__WHAT YOU ARE ASKED TO DO__. Gather, from the listing beneath this task, every line holding the string "with".

__SUPPLIED INFORMATION__.
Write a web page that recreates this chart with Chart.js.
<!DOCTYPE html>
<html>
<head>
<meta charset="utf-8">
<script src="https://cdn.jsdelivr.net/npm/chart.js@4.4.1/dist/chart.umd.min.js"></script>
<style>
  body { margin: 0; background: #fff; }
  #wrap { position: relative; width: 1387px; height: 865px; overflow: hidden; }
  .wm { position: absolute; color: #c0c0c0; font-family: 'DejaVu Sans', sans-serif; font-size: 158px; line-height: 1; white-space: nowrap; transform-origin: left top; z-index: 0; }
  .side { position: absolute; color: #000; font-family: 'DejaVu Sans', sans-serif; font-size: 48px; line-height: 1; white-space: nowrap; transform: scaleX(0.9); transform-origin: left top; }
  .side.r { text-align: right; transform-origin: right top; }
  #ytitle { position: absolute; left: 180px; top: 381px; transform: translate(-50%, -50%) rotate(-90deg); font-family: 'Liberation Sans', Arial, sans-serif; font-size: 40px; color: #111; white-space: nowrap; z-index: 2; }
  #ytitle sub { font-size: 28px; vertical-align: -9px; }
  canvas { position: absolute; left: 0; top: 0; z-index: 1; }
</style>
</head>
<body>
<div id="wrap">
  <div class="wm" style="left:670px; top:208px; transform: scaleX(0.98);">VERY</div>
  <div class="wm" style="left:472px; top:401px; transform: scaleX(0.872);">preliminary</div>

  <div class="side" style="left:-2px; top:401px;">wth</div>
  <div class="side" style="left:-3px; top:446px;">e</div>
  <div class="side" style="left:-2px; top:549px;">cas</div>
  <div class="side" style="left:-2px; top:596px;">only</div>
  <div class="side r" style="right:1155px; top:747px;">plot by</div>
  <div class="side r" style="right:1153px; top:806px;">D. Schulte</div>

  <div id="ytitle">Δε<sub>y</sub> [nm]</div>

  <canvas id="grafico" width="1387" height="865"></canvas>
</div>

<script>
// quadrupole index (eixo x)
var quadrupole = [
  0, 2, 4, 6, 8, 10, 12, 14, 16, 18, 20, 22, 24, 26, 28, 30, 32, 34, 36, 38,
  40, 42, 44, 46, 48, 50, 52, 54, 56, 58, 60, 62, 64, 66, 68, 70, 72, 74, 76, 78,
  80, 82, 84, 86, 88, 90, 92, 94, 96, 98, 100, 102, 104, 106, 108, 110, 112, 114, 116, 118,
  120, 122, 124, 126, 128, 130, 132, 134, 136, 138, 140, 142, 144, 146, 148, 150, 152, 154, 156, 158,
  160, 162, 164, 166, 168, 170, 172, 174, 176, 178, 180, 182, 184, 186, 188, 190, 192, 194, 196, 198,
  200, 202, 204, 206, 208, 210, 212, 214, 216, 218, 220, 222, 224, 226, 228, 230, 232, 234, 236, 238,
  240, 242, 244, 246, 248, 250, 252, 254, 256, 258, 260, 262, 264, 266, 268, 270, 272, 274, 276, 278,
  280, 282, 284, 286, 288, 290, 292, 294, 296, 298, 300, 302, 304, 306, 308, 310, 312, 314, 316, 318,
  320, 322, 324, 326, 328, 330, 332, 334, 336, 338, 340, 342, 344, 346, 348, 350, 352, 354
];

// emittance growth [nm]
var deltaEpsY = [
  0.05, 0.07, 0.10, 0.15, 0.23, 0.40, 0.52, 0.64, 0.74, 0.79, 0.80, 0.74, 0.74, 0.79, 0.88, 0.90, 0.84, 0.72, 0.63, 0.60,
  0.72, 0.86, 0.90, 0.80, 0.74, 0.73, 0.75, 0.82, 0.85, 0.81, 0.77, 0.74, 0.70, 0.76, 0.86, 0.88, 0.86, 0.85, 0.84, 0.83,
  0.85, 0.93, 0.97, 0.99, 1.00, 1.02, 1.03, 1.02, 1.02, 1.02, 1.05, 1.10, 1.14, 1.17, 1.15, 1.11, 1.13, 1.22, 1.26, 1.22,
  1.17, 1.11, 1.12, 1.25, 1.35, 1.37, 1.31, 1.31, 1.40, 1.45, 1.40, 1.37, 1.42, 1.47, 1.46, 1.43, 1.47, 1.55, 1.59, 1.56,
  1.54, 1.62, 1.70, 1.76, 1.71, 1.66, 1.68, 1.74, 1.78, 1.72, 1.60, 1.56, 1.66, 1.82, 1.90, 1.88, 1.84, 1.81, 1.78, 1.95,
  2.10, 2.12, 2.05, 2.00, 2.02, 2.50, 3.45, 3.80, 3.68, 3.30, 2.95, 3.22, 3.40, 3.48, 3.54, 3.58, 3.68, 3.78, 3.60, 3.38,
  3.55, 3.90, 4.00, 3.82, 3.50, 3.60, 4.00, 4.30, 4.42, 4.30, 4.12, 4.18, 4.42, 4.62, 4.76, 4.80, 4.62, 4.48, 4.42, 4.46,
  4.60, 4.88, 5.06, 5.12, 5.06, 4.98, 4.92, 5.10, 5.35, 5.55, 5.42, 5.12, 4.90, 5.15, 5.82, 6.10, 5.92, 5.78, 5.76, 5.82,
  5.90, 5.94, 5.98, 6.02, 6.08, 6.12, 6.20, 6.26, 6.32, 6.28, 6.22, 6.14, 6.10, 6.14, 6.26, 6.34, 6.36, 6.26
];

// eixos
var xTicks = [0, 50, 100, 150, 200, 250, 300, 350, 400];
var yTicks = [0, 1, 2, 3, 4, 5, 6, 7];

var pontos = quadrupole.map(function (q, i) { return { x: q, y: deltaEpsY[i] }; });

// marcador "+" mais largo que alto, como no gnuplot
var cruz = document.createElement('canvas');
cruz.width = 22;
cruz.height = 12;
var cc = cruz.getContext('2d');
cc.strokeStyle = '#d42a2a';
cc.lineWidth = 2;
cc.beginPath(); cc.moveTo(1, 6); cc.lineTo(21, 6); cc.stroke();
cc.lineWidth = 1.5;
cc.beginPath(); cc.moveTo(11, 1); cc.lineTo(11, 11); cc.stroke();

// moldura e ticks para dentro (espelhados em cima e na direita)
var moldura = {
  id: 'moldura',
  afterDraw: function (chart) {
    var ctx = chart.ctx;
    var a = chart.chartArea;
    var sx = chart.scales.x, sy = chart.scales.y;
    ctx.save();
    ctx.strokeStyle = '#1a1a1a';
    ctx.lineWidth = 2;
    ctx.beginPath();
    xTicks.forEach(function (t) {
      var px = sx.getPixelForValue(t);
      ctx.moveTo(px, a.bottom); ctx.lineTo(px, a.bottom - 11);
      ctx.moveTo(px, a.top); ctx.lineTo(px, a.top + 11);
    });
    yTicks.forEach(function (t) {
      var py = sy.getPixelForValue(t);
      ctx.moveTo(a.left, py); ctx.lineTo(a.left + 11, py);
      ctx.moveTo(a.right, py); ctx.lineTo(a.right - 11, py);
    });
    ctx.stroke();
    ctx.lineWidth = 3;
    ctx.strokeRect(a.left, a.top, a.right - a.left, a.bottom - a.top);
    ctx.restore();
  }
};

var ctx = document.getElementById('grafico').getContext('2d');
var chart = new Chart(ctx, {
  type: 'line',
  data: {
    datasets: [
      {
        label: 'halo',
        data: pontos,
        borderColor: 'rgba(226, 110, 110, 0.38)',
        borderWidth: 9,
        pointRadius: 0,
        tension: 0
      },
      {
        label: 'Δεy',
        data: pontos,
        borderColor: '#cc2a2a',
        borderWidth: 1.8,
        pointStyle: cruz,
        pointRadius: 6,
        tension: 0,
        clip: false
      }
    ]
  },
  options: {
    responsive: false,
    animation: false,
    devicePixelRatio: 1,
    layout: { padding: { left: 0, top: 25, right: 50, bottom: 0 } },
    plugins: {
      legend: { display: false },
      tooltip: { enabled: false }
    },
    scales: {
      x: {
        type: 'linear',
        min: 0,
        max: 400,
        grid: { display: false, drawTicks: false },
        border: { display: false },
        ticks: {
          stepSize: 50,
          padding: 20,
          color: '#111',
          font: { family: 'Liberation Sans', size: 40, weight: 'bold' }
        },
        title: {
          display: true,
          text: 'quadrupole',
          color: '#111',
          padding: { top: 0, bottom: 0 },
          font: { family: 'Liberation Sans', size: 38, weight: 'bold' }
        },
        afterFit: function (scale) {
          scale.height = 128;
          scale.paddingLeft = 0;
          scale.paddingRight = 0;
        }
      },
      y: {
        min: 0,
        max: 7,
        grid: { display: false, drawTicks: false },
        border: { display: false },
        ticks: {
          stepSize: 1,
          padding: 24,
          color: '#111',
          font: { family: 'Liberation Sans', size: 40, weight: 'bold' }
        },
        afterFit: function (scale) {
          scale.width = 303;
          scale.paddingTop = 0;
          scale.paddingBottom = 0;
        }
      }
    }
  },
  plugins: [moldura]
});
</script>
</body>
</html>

==

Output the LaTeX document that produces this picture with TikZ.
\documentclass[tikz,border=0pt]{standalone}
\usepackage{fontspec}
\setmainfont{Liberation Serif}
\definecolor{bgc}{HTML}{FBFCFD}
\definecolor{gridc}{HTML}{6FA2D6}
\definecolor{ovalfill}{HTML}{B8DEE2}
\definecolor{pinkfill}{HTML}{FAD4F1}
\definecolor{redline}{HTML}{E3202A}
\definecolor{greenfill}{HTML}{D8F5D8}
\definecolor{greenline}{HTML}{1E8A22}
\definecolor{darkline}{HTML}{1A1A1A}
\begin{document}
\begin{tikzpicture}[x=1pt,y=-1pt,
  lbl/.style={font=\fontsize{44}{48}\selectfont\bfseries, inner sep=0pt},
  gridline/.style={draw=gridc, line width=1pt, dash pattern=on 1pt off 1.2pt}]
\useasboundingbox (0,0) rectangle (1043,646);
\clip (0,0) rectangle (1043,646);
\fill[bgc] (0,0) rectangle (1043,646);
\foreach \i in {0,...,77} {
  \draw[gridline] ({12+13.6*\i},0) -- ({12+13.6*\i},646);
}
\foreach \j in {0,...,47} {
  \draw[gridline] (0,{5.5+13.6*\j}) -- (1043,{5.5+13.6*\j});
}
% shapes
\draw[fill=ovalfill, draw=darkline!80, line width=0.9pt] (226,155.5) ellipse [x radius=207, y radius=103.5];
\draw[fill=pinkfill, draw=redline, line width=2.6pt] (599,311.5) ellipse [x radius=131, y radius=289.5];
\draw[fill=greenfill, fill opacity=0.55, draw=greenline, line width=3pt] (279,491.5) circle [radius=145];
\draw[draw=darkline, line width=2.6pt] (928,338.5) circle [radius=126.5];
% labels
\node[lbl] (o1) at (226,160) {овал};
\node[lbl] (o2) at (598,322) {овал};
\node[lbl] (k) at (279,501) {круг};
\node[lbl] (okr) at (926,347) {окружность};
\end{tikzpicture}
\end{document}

__EXERCISE OUTPUT__.
Write a web page that recreates this chart with Chart.js.
Output the LaTeX document that produces this picture with TikZ.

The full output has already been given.